What’s so fascinating to me about Finfer’s career is how his most notable achievement (The Fugitive) was not at all the kind of film he was known for prior to editing one of the biggest hits of 1993. Finfer made his name editing the first four films of Albert Brooks (Real Life to Defending Your Life). The type of comedy that Brooks is known for is often borne out of awkwardness and discomfort. There are punchlines, of course, but there is a willingness to let the comedy linger, and not to give in to conventional comic beats.
Finfer was masterful at creating just the right cuts for this very particular filmmaker. Brooks’ movies are sometimes compared to the work of Woody Allen, but while they often share a similar feel, Finfer and Brooks’ work together helped create something entirely different from Allen’s. Both filmmakers were great at delivering a sort of self-effacing comedic style on film, but Brooks’ films tended to have a desperate quality that set his films apart. While Brooks’ specific personality was the linchpin upon which the films were made, I don’t believe that Brooks would have been as successful without an editor who understood, on an almost alchemical level, exactly what Brooks was trying to achieve.

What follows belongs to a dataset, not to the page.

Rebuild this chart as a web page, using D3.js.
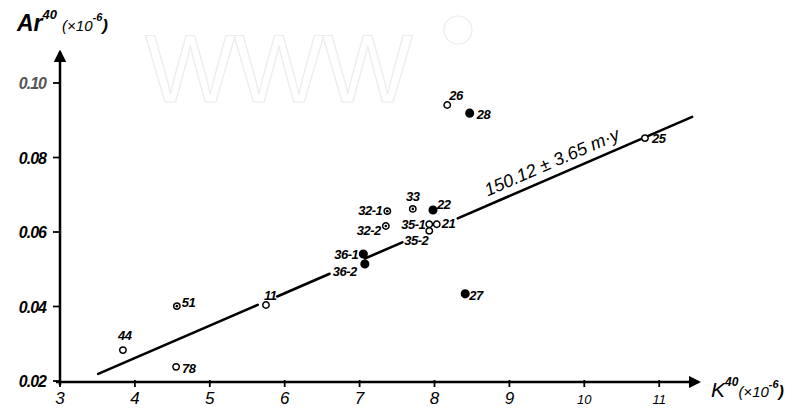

Real Life, Modern Romance, Lost in America, and Defending Your Life are all near-classic to full-on classics of a comedic genre that I believe created the modern space we have for humor that is both funny and uncomfortable. It’s hard to imagine Seinfeld, Curb Your Enthusiasm, or faux-documentary sitcoms like The Office and Parks and Recreation without the films of Albert Brooks.
While I know most film fanatics probably prefer Lost in America or Modern Romance, Defending Your Life was always my favorite of the four films Brooks and Finfer made together. Not only is it uproariously funny, but the editing is so seamless you barely notice it was edited at all. The flow of the film is so perfect, the cuts so elegant, that it all looked so easy on screen.

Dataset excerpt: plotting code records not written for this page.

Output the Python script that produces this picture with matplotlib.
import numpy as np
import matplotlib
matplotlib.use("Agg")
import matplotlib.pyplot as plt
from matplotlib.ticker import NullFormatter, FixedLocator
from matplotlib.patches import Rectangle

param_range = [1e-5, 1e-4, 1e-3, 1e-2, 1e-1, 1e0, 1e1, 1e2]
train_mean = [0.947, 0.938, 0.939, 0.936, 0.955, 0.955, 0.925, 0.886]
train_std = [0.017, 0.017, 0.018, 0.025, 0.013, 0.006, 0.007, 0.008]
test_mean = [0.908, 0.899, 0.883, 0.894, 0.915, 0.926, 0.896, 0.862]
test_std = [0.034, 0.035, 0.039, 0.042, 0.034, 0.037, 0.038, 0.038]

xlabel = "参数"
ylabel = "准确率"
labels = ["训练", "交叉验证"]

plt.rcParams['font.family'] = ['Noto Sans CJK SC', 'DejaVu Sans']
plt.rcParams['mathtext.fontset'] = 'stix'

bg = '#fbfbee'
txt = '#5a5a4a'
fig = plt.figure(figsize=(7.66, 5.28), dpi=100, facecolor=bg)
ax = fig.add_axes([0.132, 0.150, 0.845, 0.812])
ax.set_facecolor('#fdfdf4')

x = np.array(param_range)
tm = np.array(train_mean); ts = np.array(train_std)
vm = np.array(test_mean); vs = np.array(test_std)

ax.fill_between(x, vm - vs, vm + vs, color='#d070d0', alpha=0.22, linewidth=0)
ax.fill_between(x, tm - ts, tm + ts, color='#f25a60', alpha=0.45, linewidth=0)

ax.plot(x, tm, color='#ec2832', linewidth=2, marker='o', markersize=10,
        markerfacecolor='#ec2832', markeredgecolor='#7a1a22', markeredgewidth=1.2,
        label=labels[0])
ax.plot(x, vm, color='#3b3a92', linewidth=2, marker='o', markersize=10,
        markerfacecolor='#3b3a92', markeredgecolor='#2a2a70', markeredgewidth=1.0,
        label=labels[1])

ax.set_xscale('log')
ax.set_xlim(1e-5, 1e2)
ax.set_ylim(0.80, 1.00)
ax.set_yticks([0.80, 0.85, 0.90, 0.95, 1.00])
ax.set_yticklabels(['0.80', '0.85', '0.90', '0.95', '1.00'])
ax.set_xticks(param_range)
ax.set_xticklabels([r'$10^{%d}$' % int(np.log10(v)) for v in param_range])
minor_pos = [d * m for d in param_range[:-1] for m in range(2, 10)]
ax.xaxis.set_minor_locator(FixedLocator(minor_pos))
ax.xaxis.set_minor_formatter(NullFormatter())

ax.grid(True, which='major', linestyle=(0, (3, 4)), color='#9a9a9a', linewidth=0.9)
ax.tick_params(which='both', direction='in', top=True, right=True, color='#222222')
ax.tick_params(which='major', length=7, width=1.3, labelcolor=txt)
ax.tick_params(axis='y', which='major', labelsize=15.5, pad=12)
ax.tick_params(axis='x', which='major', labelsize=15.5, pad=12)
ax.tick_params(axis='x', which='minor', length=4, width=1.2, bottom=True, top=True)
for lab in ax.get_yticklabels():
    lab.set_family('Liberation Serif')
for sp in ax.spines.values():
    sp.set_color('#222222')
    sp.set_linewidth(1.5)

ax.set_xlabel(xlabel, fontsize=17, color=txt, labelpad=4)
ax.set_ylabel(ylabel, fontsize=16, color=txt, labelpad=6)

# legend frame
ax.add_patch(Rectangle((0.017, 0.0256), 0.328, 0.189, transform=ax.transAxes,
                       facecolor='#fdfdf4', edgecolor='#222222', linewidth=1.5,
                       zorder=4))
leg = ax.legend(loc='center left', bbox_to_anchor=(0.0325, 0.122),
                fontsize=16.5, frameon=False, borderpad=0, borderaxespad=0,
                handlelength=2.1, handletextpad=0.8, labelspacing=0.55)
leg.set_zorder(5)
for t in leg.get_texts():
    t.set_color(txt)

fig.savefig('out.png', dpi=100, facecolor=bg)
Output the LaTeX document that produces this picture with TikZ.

But to pull off magic, you have to work hard on your potions—I’m sure Brooks and Finfer worked very hard to get the balance just right for the type of comedy they were attempting. The degree of difficulty on an Albert Brooks film strikes me as pretty high. In editing Brooks himself, in terms of performance, the editor has to make Brooks both appealing and wince-inducing, often at the same time. And while Brooks’ first post-Finfer follow up film, Mother, was terrific, that would be the last great film of Brooks’ career (thus far) as a director. Perhaps the editor of his first four films was missed.

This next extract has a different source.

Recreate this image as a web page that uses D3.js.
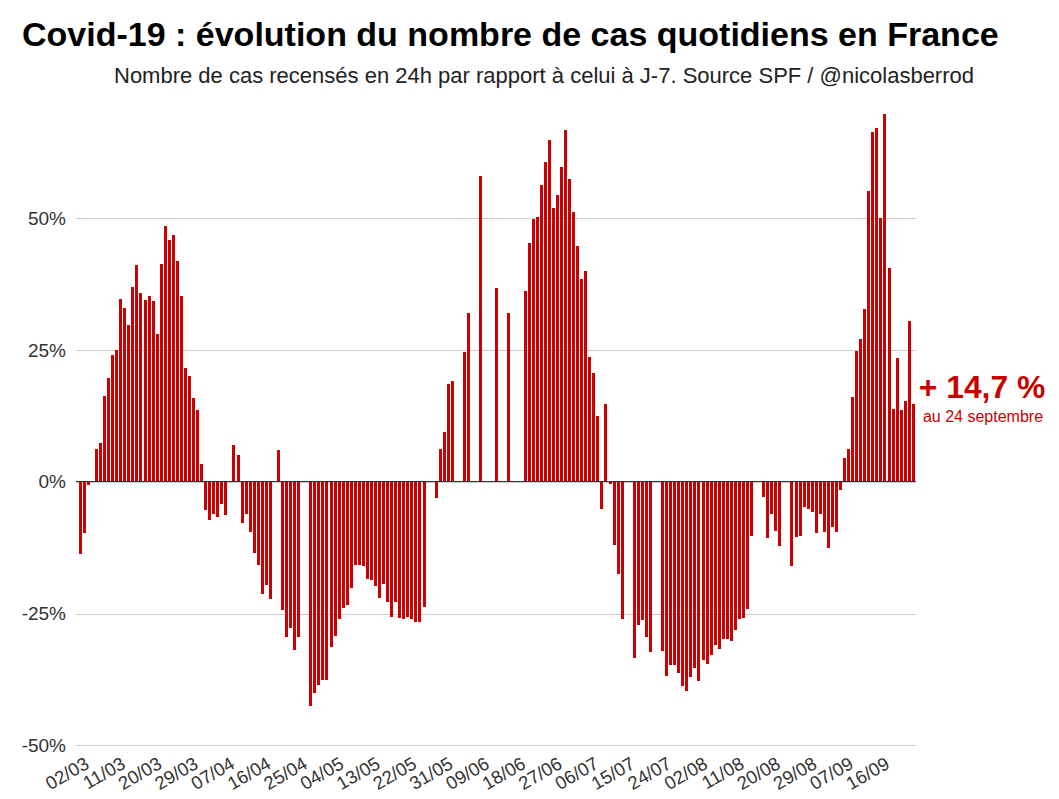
<!DOCTYPE html>
<html><head><meta charset="utf-8">
<script src="https://cdn.jsdelivr.net/npm/d3@7"></script>
<style>
html,body{margin:0;padding:0;background:#fff}
svg{display:block}
text{font-family:"Liberation Sans",Arial,sans-serif}
</style></head><body>
<script>
const titleText = "Covid-19 : évolution du nombre de cas quotidiens en France";
const subtitleText = "Nombre de cas recensés en 24h par rapport à celui à J-7. Source SPF / @nicolasberrod";
const calloutBig = "+ 14,7 %";
const calloutSmall = "au 24 septembre";
const startDay = "2020-03-02";
const yTicks = [-50, -25, 0, 25, 50];
const xTickLabels = ["02/03","11/03","20/03","29/03","07/04","16/04","25/04","04/05","13/05","22/05","31/05","09/06","18/06","27/06","06/07","15/07","24/07","02/08","11/08","20/08","29/08","07/09","16/09"];
// Daily change (%) from 02/03 to 24/09; null = no value published
const values = [
-13.7,-9.7,-0.6,null,6.3,7.4,16.3,19.7,24.1,25.0,34.7,33.0,29.8,37.0,41.2,35.9,34.5,35.3,34.3,28.1,
41.4,48.6,45.9,46.9,41.9,35.3,21.6,20.1,15.9,13.7,3.4,-5.3,-7.2,-6.1,-6.6,-4.2,-6.3,null,7.0,5.1,
-7.8,-6.1,-9.5,-13.5,-15.7,-21.3,-19.5,-22.2,null,6.1,-24.3,-29.4,-27.7,-31.9,-29.4,null,null,-42.5,-40.0,-38.5,
-37.6,-37.6,-31.3,-29.2,-26.0,-23.9,-23.3,-20.1,-15.7,-15.7,-15.9,-18.4,-18.6,-19.7,-22.0,-19.4,-22.8,-25.6,-22.8,-25.8,
-26.0,-25.6,-26.0,-26.6,-26.6,-23.7,null,null,-3.0,6.3,9.5,18.6,19.2,null,null,24.7,32.1,null,null,58.1,
null,null,null,36.8,null,null,32.1,null,null,null,36.2,45.4,49.9,50.3,56.4,60.7,64.9,52.0,54.5,59.8,
66.8,57.5,51.2,44.8,38.5,40.0,23.7,20.7,12.5,-5.1,14.8,-0.5,-12.0,-17.5,-26.0,null,null,-33.4,-27.1,-26.2,
-29.4,-32.3,null,null,-32.1,-36.8,-34.7,-34.7,-36.2,-38.7,-39.7,-37.0,-35.3,-37.8,-33.8,-34.5,-32.8,-30.9,-31.7,-29.8,
-29.8,-30.2,-28.1,-26.0,-25.8,-24.1,-10.2,null,null,-2.8,-10.6,-6.1,-9.3,-12.1,null,null,-15.9,-10.4,-10.2,-4.7,
-5.1,-5.7,-9.7,-6.1,-9.5,-12.5,-8.5,-9.5,-1.5,4.6,6.3,16.1,24.9,27.1,32.8,55.2,66.4,67.2,50.1,69.8,
40.6,13.9,23.5,13.7,15.4,30.6,14.7];

const W = 1059, H = 799;
const fmtDay = d3.timeFormat("%d/%m");
const start = d3.timeParse("%Y-%m-%d")(startDay);
const days = values.map((_, i) => d3.timeDay.offset(start, i));

const svg = d3.select("body").append("svg").attr("width", W).attr("height", H);

const x = d3.scaleBand().domain(days.map(fmtDay)).range([78.3, 915.3]).paddingInner(0.26).paddingOuter(0.13);
const y = d3.scaleLinear().domain([-50, 50]).range([745.3, 218.3]);

svg.append("text").attr("x", 22).attr("y", 46).attr("font-size", 34).attr("font-weight", 700).attr("fill", "#000").text(titleText);
svg.append("text").attr("x", 114).attr("y", 83).attr("font-size", 22).attr("fill", "#222").text(subtitleText);

// y axis and gridlines
const yAxis = svg.append("g").attr("transform", "translate(76,0)")
  .call(d3.axisLeft(y).tickValues(yTicks).tickSize(-839.5).tickPadding(10).tickFormat(d => d + "%"));
yAxis.select(".domain").remove();
yAxis.selectAll("line").attr("stroke", "#cccccc").attr("stroke-width", 1).attr("shape-rendering", "crispEdges");
yAxis.selectAll("text").attr("font-size", 19).attr("fill", "#333").attr("font-family", '"Liberation Sans"');

// bars, snapped to whole pixels like the original renderer
const barW = Math.round(x.bandwidth());
svg.append("g").attr("shape-rendering", "crispEdges").selectAll("rect")
  .data(values.map((v, i) => ({v, k: fmtDay(days[i])})).filter(d => d.v !== null))
  .join("rect")
  .attr("x", d => Math.round(x(d.k)))
  .attr("width", barW)
  .attr("y", d => y(Math.max(0, d.v)))
  .attr("height", d => Math.abs(y(d.v) - y(0)))
  .attr("fill", "#cc0000");

// zero line
svg.append("line").attr("x1", 76).attr("x2", 915.5).attr("y1", y(0)).attr("y2", y(0)).attr("stroke", "#333").attr("stroke-width", 1).attr("shape-rendering", "crispEdges");

// x axis
const xAxis = svg.append("g").attr("transform", "translate(0,745.3)")
  .call(d3.axisBottom(x).tickValues(xTickLabels).tickSize(0));
xAxis.select(".domain").remove();
xAxis.selectAll("text")
  .attr("font-size", 18.5).attr("fill", "#333").attr("font-family", '"Liberation Sans"')
  .attr("text-anchor", "end").attr("dy", null).attr("y", 0)
  .attr("transform", "translate(10,22) rotate(-30)");

// callout
svg.append("text").attr("x", 982).attr("y", 398).attr("text-anchor", "middle").attr("font-size", 31.8).attr("font-weight", 700).attr("fill", "#cc0000").text(calloutBig);
svg.append("text").attr("x", 983).attr("y", 422).attr("text-anchor", "middle").attr("font-size", 16).attr("fill", "#cc0000").text(calloutSmall);
</script>
</body></html>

That Finfer would go from offbeat comedy editing to The Fugitive may seem an odd jump on the surface. But, to my mind, the editing of The Fugitive is the very best thing about the film—it is so crisp, so wonderfully old school and effective despite not being flashy. Finfer made this remake of a television show crackle on screen without an abundance of VFX or trickery. I wish filmmakers like Michael Bay, Zack Snyder, and any number of action-film directors would have taken more notice of Finfer’s work with Harrison Ford and director Andrew Davis. The more real an action scene feels, the more connected we are as an audience to the stakes of the film.
After The Fugitive, Finfer didn’t get the career bounce one might have expected after editing one of the most successful films of the nineties (and garnering an Oscar nomination for it). But Hollywood is a funny business, and somehow, Finfer’s best credit after The Fugitive was Romy and Michelle’s High School Reunion—a film beloved by many, but not exactly on the level of Finfer’s previous work.
In recent years, while Finfer’s health was declining, I always hoped he would be well enough to take an interview with me. Sadly, that was never the case. I never got to meet my wife’s godfather, but today I have spoken to a number of people in my extended family, and all of them, without fail, used the word “sweet” to describe him.
While I mourn with my family today for a kind man who elevated his craft to art, I will salve my regret of never getting that interview with the knowledge that his work on film lives forever (or at least as long as this planet is inhabitable). And my, was his work ever wonderful.
David Finfer died on April 3, 2023. He was 80 years old.